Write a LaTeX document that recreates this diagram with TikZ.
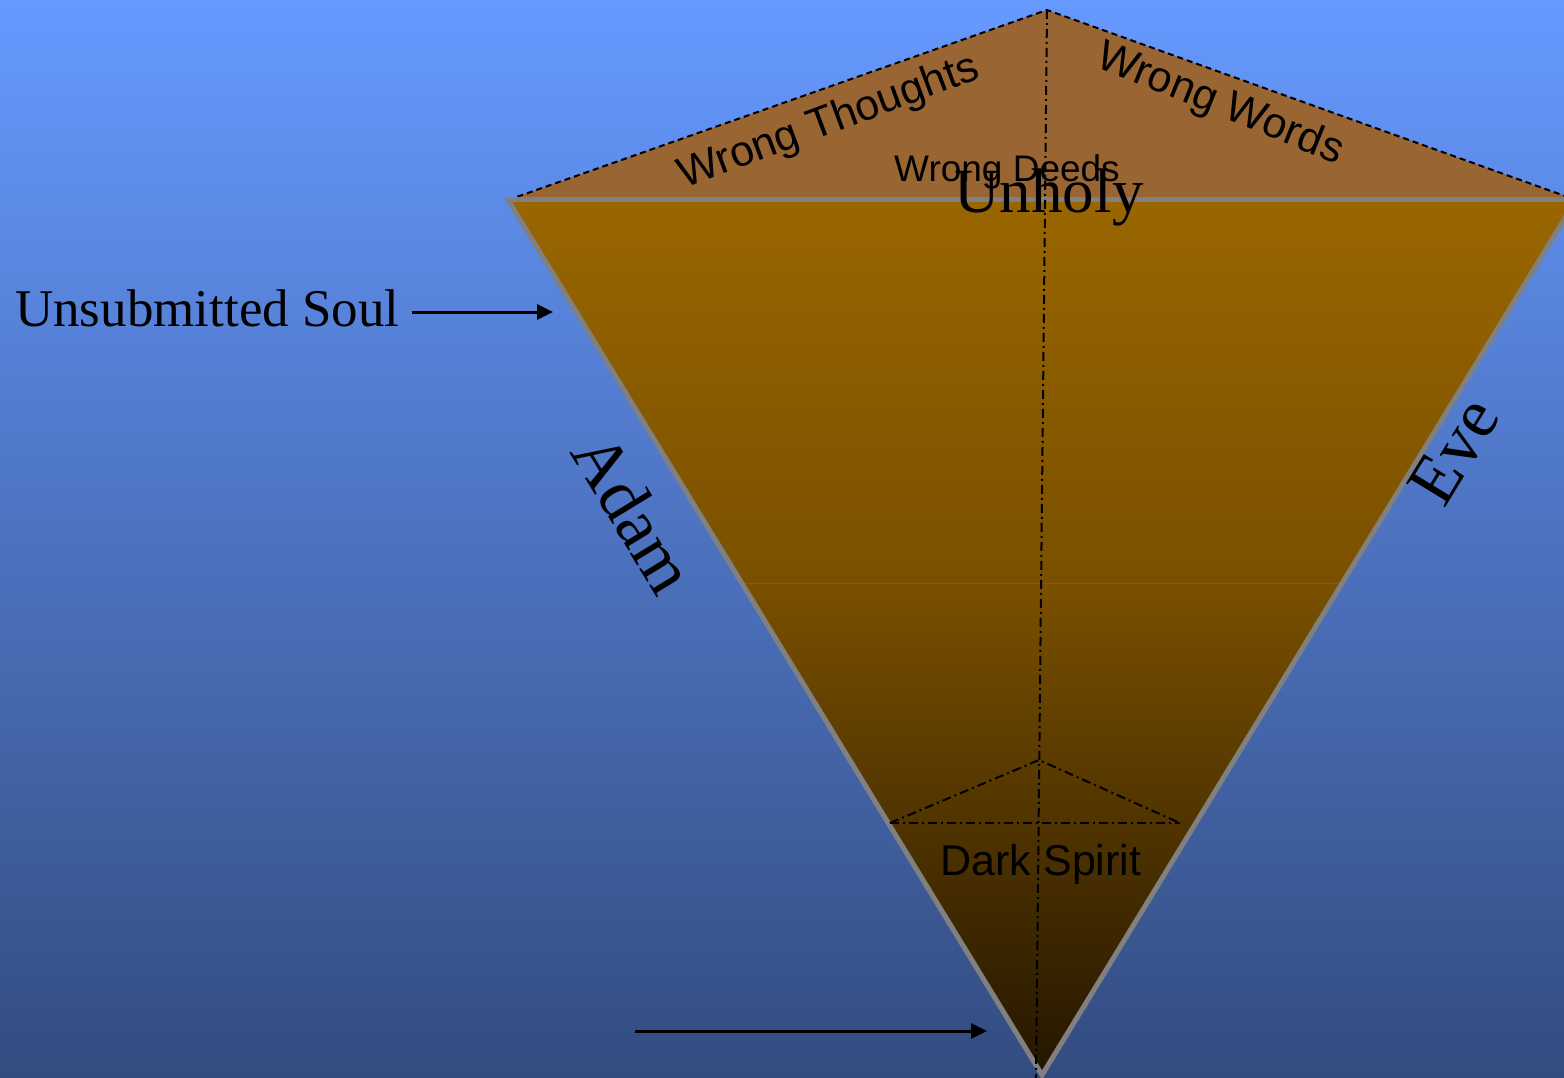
\documentclass[tikz,border=0pt]{standalone}
\usepackage{fontspec}
\setmainfont{Liberation Serif}
\newfontfamily\arialfont{Liberation Sans}
\usetikzlibrary{arrows.meta, calc}
\definecolor{skytop}{RGB}{102,153,255}
\definecolor{skybottom}{RGB}{51,76,128}
\definecolor{soultop}{RGB}{153,102,0}
\definecolor{soulmid}{RGB}{122,80,0}
\definecolor{soulbottom}{RGB}{36,22,0}
\definecolor{faceclr}{RGB}{153,102,51}
\tikzset{
  % Shape styles
  edgeline/.style={draw=gray, line width=5pt},
  facedash/.style={draw=black, line width=2pt, dash pattern=on 6pt off 4pt},
  dashdot/.style={draw=black, line width=2pt, dash pattern=on 9pt off 4pt on 2pt off 4pt},
  % Label styles
  sanslabel/.style={font=\arialfont\fontsize{#1}{#1}\selectfont, inner sep=0pt},
  seriflabel/.style={font=\fontsize{#1}{#1}\selectfont, inner sep=0pt},
  arrow/.style={-{Triangle[length=16pt, width=15pt]}, line width=3pt},
}

\begin{document}
\begin{tikzpicture}[x=1pt, y=-1pt]
    \clip (0,0) rectangle (1564,1078);
    % Background
    \shade[top color=skytop, bottom color=skybottom] (0,0) rectangle (1564,1078);

    % Corners
    \coordinate (tl) at (508,200);
    \coordinate (tr) at (1576,200);
    \coordinate (tip) at (1042,1075);
    \coordinate (peak) at (1047,10);
    \coordinate (ml) at (742,583);
    \coordinate (mr) at (1342,583);
    \coordinate (dpeak) at (1039,760);
    \coordinate (dl) at (890,823);
    \coordinate (dr) at (1180,823);
    \coordinate (axisend) at (1036,1078);

    % Top face
    \fill[faceclr] (tl) -- (peak) -- (tr) -- cycle;
    \draw[facedash] (tl) -- (peak) -- (tr);

    % Soul body
    \shade[top color=soultop, bottom color=soulmid] (tl) -- (tr) -- (mr) -- (ml) -- cycle;
    \shade[top color=soulmid, bottom color=soulbottom] (ml) -- (mr) -- (tip) -- cycle;
    \draw[soulmid!70!gray, line width=0.6pt] (ml) -- (mr);
    \draw[edgeline, line join=miter] (tl) -- (tip) -- (tr);
    \draw[edgeline] ($(tl)+(-3,0)$) -- (tr);

    % Spirit face and axis
    \draw[dashdot] (dl) -- (dpeak) -- (dr);
    \draw[dashdot] (dl) -- (dr);
    \draw[dashdot] (peak) -- (axisend);

    % Labels
    \node[sanslabel=43, rotate=20.5] (thoughts) at (829,123) {Wrong Thoughts};
    \node[sanslabel=43, rotate=-22] (words) at (1220,105) {Wrong Words};
    \node[sanslabel=37, anchor=base] (deeds) at (1007,182) {Wrong Deeds};
    \node[seriflabel=63, anchor=base] (unholy) at (1049,213) {Unholy};
    \node[sanslabel=43, anchor=base] (spirit) at (1041,875) {Dark Spirit};
    \node[seriflabel=70, rotate=-58.6] (adam) at (634,513) {Adam};
    \node[seriflabel=70, rotate=58.6] (eve) at (1454,451) {Eve};
    \node[seriflabel=53, anchor=base west] (soul) at (15,326) {Unsubmitted Soul};

    % Arrows
    \coordinate (soulend) at (553,312);
    \draw[arrow, shorten <=12pt] (soul.east |- soulend) -- (soulend);
    \coordinate (lowstart) at (635,1031);
    \coordinate (lowend) at (987,1031);
    \draw[arrow] (lowstart) -- (lowend);
\end{tikzpicture}
\end{document}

# Written instruction
Retype each line of the listing above word for word. Exclude the pictures.

# Answer to this problem
Write a LaTeX document that recreates this diagram with TikZ.
\documentclass[tikz,border=0pt]{standalone}
\usepackage{fontspec}
\setmainfont{Liberation Serif}
\newfontfamily\arialfont{Liberation Sans}
\usetikzlibrary{arrows.meta, calc}
\definecolor{skytop}{RGB}{102,153,255}
\definecolor{skybottom}{RGB}{51,76,128}
\definecolor{soultop}{RGB}{153,102,0}
\definecolor{soulmid}{RGB}{122,80,0}
\definecolor{soulbottom}{RGB}{36,22,0}
\definecolor{faceclr}{RGB}{153,102,51}
\tikzset{
  % Shape styles
  edgeline/.style={draw=gray, line width=5pt},
  facedash/.style={draw=black, line width=2pt, dash pattern=on 6pt off 4pt},
  dashdot/.style={draw=black, line width=2pt, dash pattern=on 9pt off 4pt on 2pt off 4pt},
  % Label styles
  sanslabel/.style={font=\arialfont\fontsize{#1}{#1}\selectfont, inner sep=0pt},
  seriflabel/.style={font=\fontsize{#1}{#1}\selectfont, inner sep=0pt},
  arrow/.style={-{Triangle[length=16pt, width=15pt]}, line width=3pt},
}

\begin{document}
\begin{tikzpicture}[x=1pt, y=-1pt]
    \clip (0,0) rectangle (1564,1078);
    % Background
    \shade[top color=skytop, bottom color=skybottom] (0,0) rectangle (1564,1078);

    % Corners
    \coordinate (tl) at (508,200);
    \coordinate (tr) at (1576,200);
    \coordinate (tip) at (1042,1075);
    \coordinate (peak) at (1047,10);
    \coordinate (ml) at (742,583);
    \coordinate (mr) at (1342,583);
    \coordinate (dpeak) at (1039,760);
    \coordinate (dl) at (890,823);
    \coordinate (dr) at (1180,823);
    \coordinate (axisend) at (1036,1078);

    % Top face
    \fill[faceclr] (tl) -- (peak) -- (tr) -- cycle;
    \draw[facedash] (tl) -- (peak) -- (tr);

    % Soul body
    \shade[top color=soultop, bottom color=soulmid] (tl) -- (tr) -- (mr) -- (ml) -- cycle;
    \shade[top color=soulmid, bottom color=soulbottom] (ml) -- (mr) -- (tip) -- cycle;
    \draw[soulmid!70!gray, line width=0.6pt] (ml) -- (mr);
    \draw[edgeline, line join=miter] (tl) -- (tip) -- (tr);
    \draw[edgeline] ($(tl)+(-3,0)$) -- (tr);

    % Spirit face and axis
    \draw[dashdot] (dl) -- (dpeak) -- (dr);
    \draw[dashdot] (dl) -- (dr);
    \draw[dashdot] (peak) -- (axisend);

    % Labels
    \node[sanslabel=43, rotate=20.5] (thoughts) at (829,123) {Wrong Thoughts};
    \node[sanslabel=43, rotate=-22] (words) at (1220,105) {Wrong Words};
    \node[sanslabel=37, anchor=base] (deeds) at (1007,182) {Wrong Deeds};
    \node[seriflabel=63, anchor=base] (unholy) at (1049,213) {Unholy};
    \node[sanslabel=43, anchor=base] (spirit) at (1041,875) {Dark Spirit};
    \node[seriflabel=70, rotate=-58.6] (adam) at (634,513) {Adam};
    \node[seriflabel=70, rotate=58.6] (eve) at (1454,451) {Eve};
    \node[seriflabel=53, anchor=base west] (soul) at (15,326) {Unsubmitted Soul};

    % Arrows
    \coordinate (soulend) at (553,312);
    \draw[arrow, shorten <=12pt] (soul.east |- soulend) -- (soulend);
    \coordinate (lowstart) at (635,1031);
    \coordinate (lowend) at (987,1031);
    \draw[arrow] (lowstart) -- (lowend);
\end{tikzpicture}
\end{document}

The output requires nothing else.